Мы с мужем построили брак, в котором просторно. Пятнадцать лет блуждаем вместе, разбредаясь на такое далекое расстояние друг от друга, словно находимся на разных континентах и у каждого из нас своя жизнь. Мы удручали, бесили и радовали друг друга; были друг для друга ничего не значащими и незаменимыми одновременно. На определенных этапах украшали свое гнездо, но также, по рассеянности, допустили, чтобы наше гнездо почти разрушилось. Не меньше пятнадцати браков, заключенных между нами, распались и восстановились.
Глядя на мужа, я вижу перед собой собрата-отшельника, человека, у которого есть свой целеустремленный, пусть и извилистый, путь, и, хотя ради него я готова сделать всё, что угодно, и вновь и вновь предпочла бы его общество, в нашем «мы» мне особенно нравится, помимо всего прочего, то, что мы оберегаем независимость друг друга.
Брак не спасение от всех зол, и не всякому из нас необходимо вступать в брак, хотя, наверно, нам пошли бы на пользу прочные добрые отношения с кем-то. В присутствии мужа мне доводилось чувствовать, что моя уединенность тает, но доводилось и чувствовать себя еще более одинокой, чем Луна: таковы противоречия близости.
Вот что мне подарила наша любовь: чувство, что у меня есть заземление, а значит, я вольна улетать далеко. Я знаю, что могу взять «отпуск», и муж не подумает, что я его бросила. Осознала: пускаться в авантюры в одиночку проще, когда знаешь, что кто-то вполглаза ждет твоего возвращения, что кто-то готов обеспечить тебе мягкую посадку и приветствовать тебя песней или шуткой.
Иногда я тревожусь, что мы нарожали одиноких волчат. В день пятнадцатилетия свадьбы, когда мы отправились в лес, я увидела, что мой младший бродит в одиночку вдоль ручья. Его одиночество сквозило во взгляде, в позе – как он горбился, пригнувшись, – в контурах пространства вокруг него. Он искал лягушек после утреннего ливня. Занятие целеустремленное и сольное, столь мне знакомое. Мы подождали: может, он нас окликнет или подбежит к нам? Но он не заметил, что мы за ним наблюдаем. Муж подал мне знак: мол, не будем мешать исканиям сына, пойдем дальше.
И мы пошли, шагая по узкой тропе, высматривая птиц, а одновременно празднуя всё, из чего выстроен наш брак: оптимизм, борьбу, юмор, неразбериху, веру, прощение, разбитые сердца, уединение, страсть.

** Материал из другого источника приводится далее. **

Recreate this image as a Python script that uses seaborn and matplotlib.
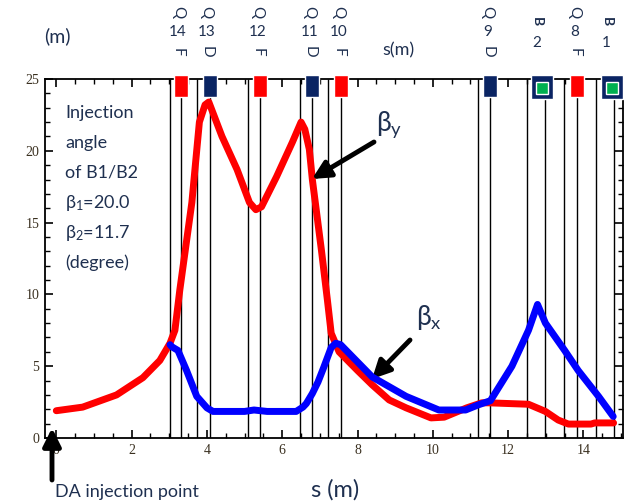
import matplotlib
matplotlib.use("Agg")
import matplotlib.pyplot as plt
import seaborn as sns

# beta_y (red)
s_y = [0, 0.7, 1.6, 2.3, 2.75, 3.02, 3.15, 3.28, 3.6, 3.8, 3.95, 4.05, 4.4,
       4.8, 5.13, 5.3, 5.45, 5.85, 6.27, 6.5, 6.6, 6.72, 6.8, 7.04, 7.2, 7.3,
       7.51, 8.0, 8.39, 8.84, 9.29, 9.95, 10.3, 10.9, 11.3, 11.48, 12.54,
       12.99, 13.33, 13.6, 14.2, 14.3, 14.8]
beta_y = [1.9, 2.15, 3.0, 4.2, 5.4, 6.6, 7.5, 10.3, 16.4, 22.0, 23.2, 23.4,
          21.0, 18.7, 16.4, 15.9, 16.1, 18.2, 20.6, 22.0, 21.5, 20.1, 18.0,
          13.1, 9.6, 7.3, 6.0, 4.7, 3.7, 2.65, 2.1, 1.4, 1.45, 2.1, 2.45,
          2.45, 2.35, 1.85, 1.25, 0.97, 0.97, 1.05, 1.05]

# beta_x (blue)
s_x = [3.02, 3.07, 3.23, 3.46, 3.73, 4.0, 4.16, 5.0, 5.25, 5.6, 6.37, 6.55,
       6.64, 6.8, 6.95, 7.1, 7.2, 7.3, 7.42, 7.55, 8.39, 9.29, 10.16, 10.87,
       11.2, 11.53, 12.1, 12.54, 12.78, 12.99, 13.5, 13.86, 14.4, 14.79]
beta_x = [6.5, 6.35, 6.1, 4.7, 2.9, 2.1, 1.85, 1.85, 1.95, 1.85, 1.85, 2.15,
          2.4, 3.1, 3.9, 4.9, 5.6, 6.3, 6.6, 6.5, 4.25, 2.9, 1.95, 1.95, 2.3,
          2.6, 5.0, 7.5, 9.3, 8.0, 6.1, 4.7, 2.9, 1.5]

# magnet edges (vertical lines)
edges = [3.02, 3.31, 3.73, 4.07, 5.08, 5.42, 6.48, 6.8, 7.22, 7.57, 11.19,
         11.53, 12.49, 12.99, 13.49, 13.84, 14.34, 14.81]

# quadrupoles
quad_pos = [3.31, 4.07, 5.42, 6.8, 7.57, 11.53, 13.84]
quad_num = ["14", "13", "12", "11", "10", "9", "8"]
quad_type = ["F", "D", "F", "D", "F", "D", "F"]
# bending magnets
bend_pos = [12.9, 14.76]
bend_num = ["2", "1"]

RED = "#ff0000"
BLUE = "#0000ff"
NAVY = "#0a2463"
GREEN = "#00b050"
TXT = "#1f3050"
TICK = "#3a3020"

sns.set_theme(style="ticks")
plt.rcParams["font.family"] = ["Lato", "DejaVu Sans"]
plt.rcParams["mathtext.fontset"] = "custom"
plt.rcParams["mathtext.rm"] = "Lato"
plt.rcParams["mathtext.it"] = "Lato"

W, H = 633, 504
fig = plt.figure(figsize=(W / 100, H / 100), dpi=100)
ax = fig.add_axes([45 / W, 1 - 438 / H, (623 - 45) / W, (438 - 79) / H])


def px(x, y):
    return x / W, 1 - y / H


ax.vlines(edges, 0, 25, color="black", lw=1.0, zorder=1)

sns.lineplot(x=s_y, y=beta_y, color=RED, lw=5, sort=False, estimator=None,
             ax=ax, zorder=3, solid_joinstyle="round")
sns.lineplot(x=s_x, y=beta_x, color=BLUE, lw=5, sort=False, estimator=None,
             ax=ax, zorder=4, solid_joinstyle="round")

ax.set_xlim(-0.3, 15.05)
ax.set_ylim(0, 25)

# magnet markers along the top edge
quad_col = [RED if t == "F" else NAVY for t in quad_type]
ax.bar(quad_pos, 1.55, width=0.37, bottom=23.75, color=quad_col,
       clip_on=False, zorder=5)
ax.bar(bend_pos, 1.7, width=0.58, bottom=23.6, color=NAVY,
       clip_on=False, zorder=5)
ax.bar(bend_pos, 0.85, width=0.3, bottom=23.95, color=GREEN,
       clip_on=False, zorder=6)

# labels above the magnets
trans = ax.get_xaxis_transform()
for p, n, t in zip(quad_pos, quad_num, quad_type):
    xx = p - 0.08
    ax.text(xx, 1.186, "Q", rotation=-90, ha="center", va="center",
            fontsize=11, color=TXT, transform=trans)
    ax.text(xx, 1.13, n, ha="center", va="center", fontsize=11,
            color=TXT, transform=trans)
    ax.text(xx, 1.075, t, rotation=-90, ha="center", va="center",
            fontsize=11, color=TXT, transform=trans)
for p, n in zip(bend_pos, bend_num):
    xx = p - 0.15
    ax.text(xx, 1.16, "B", rotation=-90, ha="center", va="center",
            fontsize=10, color=TXT, fontweight="bold", transform=trans)
    ax.text(xx, 1.1, n, ha="center", va="center", fontsize=11,
            color=TXT, transform=trans)

ax.set_xticks(range(0, 15, 2))
ax.set_yticks(range(0, 26, 5))
ax.set_xticks([i * 0.5 for i in range(0, 31)], minor=True)
ax.set_yticks(range(0, 26), minor=True)
ax.tick_params(which="both", direction="in", top=True, right=True,
               color="black")
ax.tick_params(which="major", length=6, width=1.2, labelsize=10,
               labelcolor=TICK, pad=4)
ax.tick_params(which="minor", length=3.5, width=1)
for lab in ax.get_xticklabels() + ax.get_yticklabels():
    lab.set_fontfamily("Liberation Serif")
for sp in ax.spines.values():
    sp.set_color("black")
    sp.set_linewidth(1.3)
ax.set_xlabel("")
ax.set_ylabel("")

# annotation text
lines = ["Injection", "angle", "of B1/B2", r"β$_1$=20.0", r"β$_2$=11.7",
         "(degree)"]
for i, t in enumerate(lines):
    fig.text(*px(65, 113 + 30 * i), t, fontsize=13, color=TXT,
             ha="left", va="center")

fig.text(*px(57, 36), "(m)", fontsize=14, color=TXT, ha="center",
         va="center")
fig.text(*px(398, 50), "s(m)", fontsize=13, color=TXT, ha="center",
         va="center")
fig.text(*px(335, 490), "s (m)", fontsize=17, color=TXT, ha="center",
         va="center")
fig.text(*px(55, 492), "DA injection point", fontsize=13, color=TXT,
         ha="left", va="center")
fig.text(*px(389, 125), r"β$_\mathrm{y}$", fontsize=19, color=TXT,
         ha="center", va="center")
fig.text(*px(429, 317), r"β$_\mathrm{x}$", fontsize=19, color=TXT,
         ha="center", va="center")

arrow = dict(arrowstyle="-|>,head_length=0.9,head_width=0.45", color="black",
             lw=3.5, shrinkA=0, shrinkB=0)
ax.annotate("", xy=px(312, 179), xytext=px(374, 142), xycoords="figure fraction",
            textcoords="figure fraction", arrowprops=arrow)
ax.annotate("", xy=px(372, 379), xytext=px(410, 340), xycoords="figure fraction",
            textcoords="figure fraction", arrowprops=arrow)
ax.annotate("", xy=px(52, 428), xytext=px(52, 480), xycoords="figure fraction",
            textcoords="figure fraction", arrowprops=arrow)

fig.savefig("out.png", dpi=100)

Я пока не стала зорким натуралистом и всё еще озадаченно гадала, как научиться отыскивать птиц, но в тот день мне все-таки удалось заметить в лесу хохлатую желну. Ее трудно было не заметить – размером с ворону, с полосатым, как у зебры, личиком и алым хохолком, она трудилась усердно, словно мастер, вытесывающий тотемный столб. После дождя в лесу царила сверкающая тишина, и, когда мы стояли под зеленым пологом, неспешный, басовитый рокот быстро перерос в громкий стук молота: желна предупреждала, что мы слишком близко. Удаляясь, мы подметили, что частый стук снова замедлился. Хохлатым желнам требуются обширные участки лесистой местности – совсем как для супружеской жизни нужен простор, куда не суют свой нос другие.
Той ночью я лежала в постели в нашем деревянном коттедже, поглубже забравшись в драный спальный мешок, и слушала треск крыльев ночной бабочки и сопение сыновей и мужа.
Смотри-ка, что дают блуждания, подумала я. Стоило один раз сойти с проторенного пути – и я получила вот это.
молодая особь большой голубой цапли и выпавший из гнезда птенец щегла
Через несколько минут мы заметили неподалеку пожилых супругов с фотоаппаратами, направленными в сторону земли. Мы подошли, глянули вниз.
У подножия дерева сидел выпавший из гнезда маленький щегленок. Его родители метались в воздухе и пикировали к нему, словно пытаясь объяснить серому крохе, как оторваться от земли.
Но этот птенчик ни за что не сумел бы взлететь. Это был малюсенький комочек пуха – казалось, он рассеется от одного дуновения.
Родители еще несколько раз спикировали к нему… и унеслись прочь.
Когда птенец вылупляется из яйца, он холоднокровный и в первые несколько дней жизни нуждается в обогреве. Пока у птенца не разовьется способность регулировать свою температуру тела, его должны согревать родители. Я не знала, мерзнет этот птенец или напуган, – видела лишь, что его бьет дрожь.